Creative Highway Signs Get the Message Across to Rhode Island Drivers

PROVIDENCE, R.I. — The messages, illuminated on signs above Rhode Island highways, started mundanely enough just after Thanksgiving.

"Designated drivers are your greatest friends." "Alcohol doesn't mix with holiday driving."

But as Christmas and New Year's Day approached, the tone of the R.I. Department of Transportation's campaign to prevent drunken driving grew a little quirkier and darker.

"Wrap Your Gifts, Not Your Car, Around a Tree," a Dec. 8 message on Rhode Island digital highway billboards read.



And, the one that really got people talking over New Year's weekend: "Let's Fill Pot Holes, Not Graves."

New England motorists have become familiar with idiosyncratic highway safety messages ever since Massachusetts began urging them to "Use Yah Blinkah" two years ago.

But the new Rhode Island billboards had some Rhode Islanders scratching their heads, in some cases as a matter of taste and others out of genuine confusion.

"I get what they are going for, but to me a lot of them came off as morbid," said Frank O'Donnell, 60, of North Providence, who does stand-up comedy in his spare time. "It conjures up highway death."

Facebook lit up with allusions to the state's aborted search for a tourism slogan last year.

After the popularity of "Use Yah Blinkah," Massachusetts held contests to gather ideas for digital billboard messages.

Who is writing Rhode Island's unusual billboard signs?

"It was a collaborative effort, involving police departments submitting suggestions as well as RIDOT's Highway Safety and Communications offices," wrote DOT Spokesman Charles St.
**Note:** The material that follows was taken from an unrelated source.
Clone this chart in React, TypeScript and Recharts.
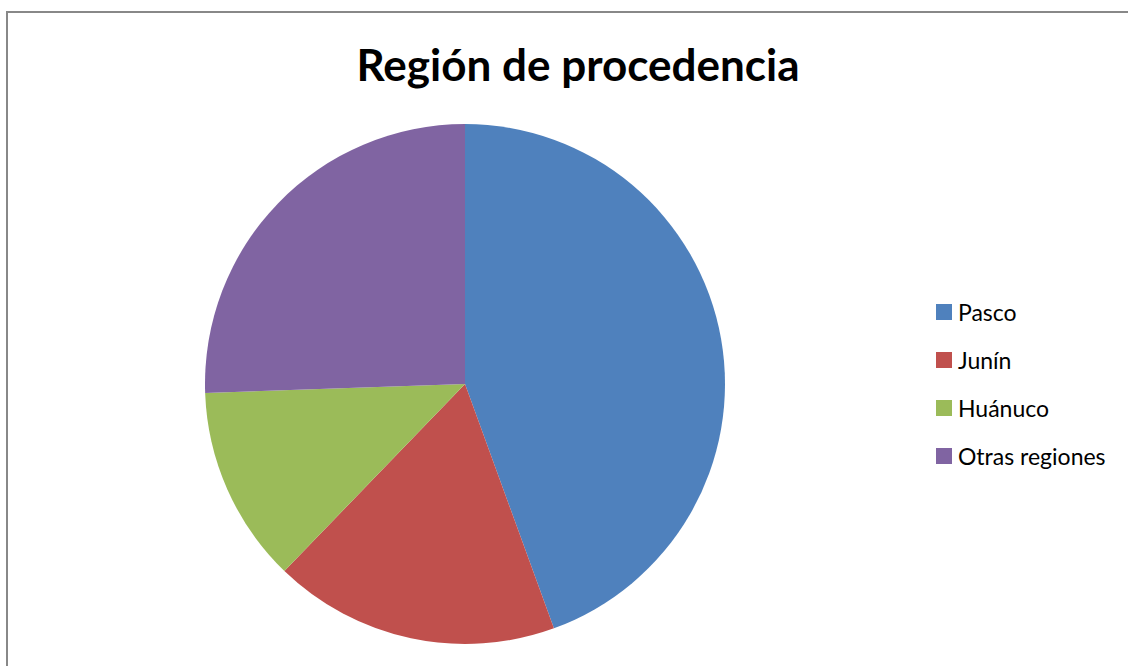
import React from "react";
import { PieChart, Pie, Cell, Legend } from "recharts";

const categories = ["Pasco", "Junín", "Huánuco", "Otras regiones"];
const values = [40, 16, 11, 23];
const colors = ["#4F81BD", "#C0504D", "#9BBB59", "#8064A2"];
const title = "Región de procedencia";

const data = categories.map((name, i) => ({ name, value: values[i] }));

const FONT = "Lato, 'Open Sans', 'DejaVu Sans', sans-serif";

const renderLegend = () => (
  <div style={{ fontFamily: FONT }}>
    {data.map((d, i) => (
      <div
        key={d.name}
        style={{ display: "flex", alignItems: "center", height: 48, fontSize: 23, color: "#000" }}
      >
        <span style={{ width: 16, height: 16, background: colors[i], display: "inline-block", marginRight: 6 }} />
        <span>{d.name}</span>
      </div>
    ))}
  </div>
);

export default function App() {
  return (
    <div style={{ position: "fixed", left: 0, top: 0, width: 1128, height: 666, overflow: "hidden", background: "#fff" }}>
      <div style={{ position: "absolute", left: 6, top: 11, width: 1200, height: 700, border: "2px solid #888", boxSizing: "border-box" }} />
      <div
        style={{
          position: "absolute",
          left: 0,
          width: 1156,
          top: 36,
          textAlign: "center",
          fontFamily: FONT,
          fontWeight: 700,
          fontSize: 44,
          color: "#000",
          lineHeight: "56px",
        }}
      >
        {title}
      </div>
      <div style={{ position: "absolute", left: 0, top: 0 }}>
        <PieChart width={1128} height={666} margin={{ top: 0, right: 0, bottom: 0, left: 0 }}>
          <Pie
            data={data}
            dataKey="value"
            nameKey="name"
            cx={465}
            cy={384}
            outerRadius={260}
            startAngle={90}
            endAngle={-270}
            stroke="none"
            isAnimationActive={false}
          >
            {data.map((d, i) => (
              <Cell key={d.name} fill={colors[i]} />
            ))}
          </Pie>
          <Legend
            layout="vertical"
            align="right"
            verticalAlign="top"
            content={renderLegend}
            wrapperStyle={{ left: 936, top: 288, width: 190 }}
          />
        </PieChart>
      </div>
    </div>
  );
}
Martin in an email Jan. 4, adding that he did not have details of which messages were written in-house or which were submitted by police.

In many cases, the text was shortened to fit on signs. (The pothole message, for example, was originally written as "We'd Rather be Filling Potholes Than Graves.")

Rhode Island launched the new series of attention-getting highway signs specifically for the holiday season.

Jan. 4's aggressively punctuated message, "You Drink! You Drive! = Handcuffs!" ended the program, for now.

St. Martin acknowledged that some Rhode Islanders had complained to the DOT about the "bluntness" and lack of optimism in some of the messages, but said standing out "against the background noise" is part of the point.

"Some people have not liked the more blunt messages but all of the messages have started conversations about safe driving," St. Martin wrote, adding that the state expects to "employ a similar messaging strategy in the future."

The messages were posted on 25 digital highway billboards across the state from the DOT's Transportation Management Center in Providence. The program does not carry any additional cost to the state.

Alcohol-related crashes killed 19 people in 2015, 17 people in 2014 and 23 people in 2013, according to DOT figures.